From Pete Abraham (LoHud):
Wang had a $5 million contract this season and is eligible for arbitration. There is virtually no chance the Yankees will offer him arbitration before the December deadline. That would leave Wang a free agent.
“I would like to stay in New York,” he said. “But I don’t know what will happen.”
One possibility is that the Yankees could offer Wang a minor-league contract. Or another team could sign him to a major-league deal and hope that he returns to form.
“That’s something we won’t even think about until November,” Yankees general manager Brian Cashman said. “Those are issues for another day.”
Chien-Ming Wang is in a tough situation—one that, I think, was made worse by the Yankees’ handling of last year’s injury and Wang’s subsequent “recovery.” The team did not provide Wang with the correct rehabilitation program following his lisfranc injury and then, when he struggled in 2009, they sent him to the minors, rushed him back, and used him in an irregular manner. He has been the victim of their poorly constructed regimen and, for that reason, I don’t think he should be discarded so quickly after being the team’s de facto ace from 2006 up until his injury in 2008.
I’d like to see the team offer him arbitration, although that seems unlikely given his status. Wang could, as Abraham stated, accept a minor-league deal in order to stay with the team, but given the manner in which he has been treated, why would he want to return? Whether it’s not signing him to a multi-year deal (which wasn’t a bad decision, just one that can be seen as unappreciative) or “lowballing” him during arbitration, the added insult of his injury-riddled 2009 could be the last straw for a guy who has the stuff to win 18-20 ball games a year.

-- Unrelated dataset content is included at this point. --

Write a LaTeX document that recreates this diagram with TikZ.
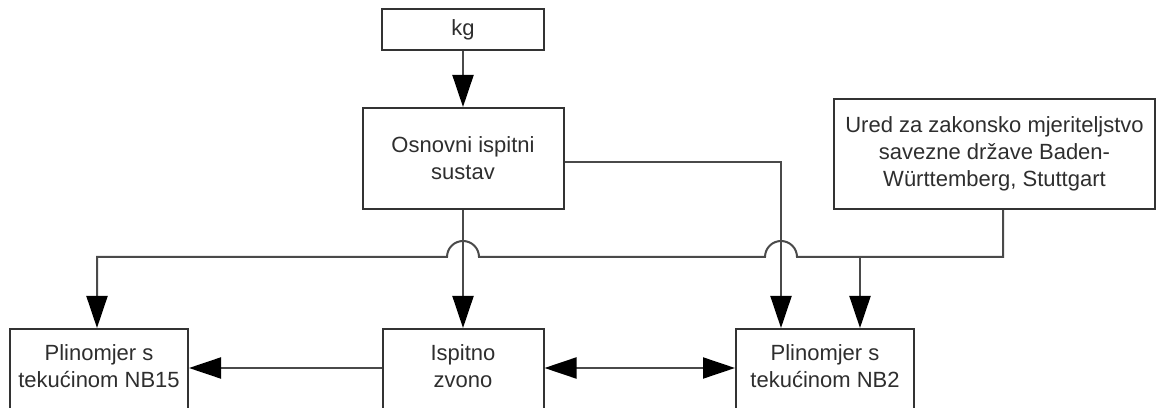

In 2010, maybe we’ll see Chien-Ming Wang in the second half of the season. However, I’m sad to say that it could very well be with another team, as I’m sure many pitching starved organizations will be willing to take a chance on a guy who can keep the ball down with the best of him (when he’s right). I do hope, though, that the Yankees choose to keep him around. As the saying goes, you can never have too much pitching.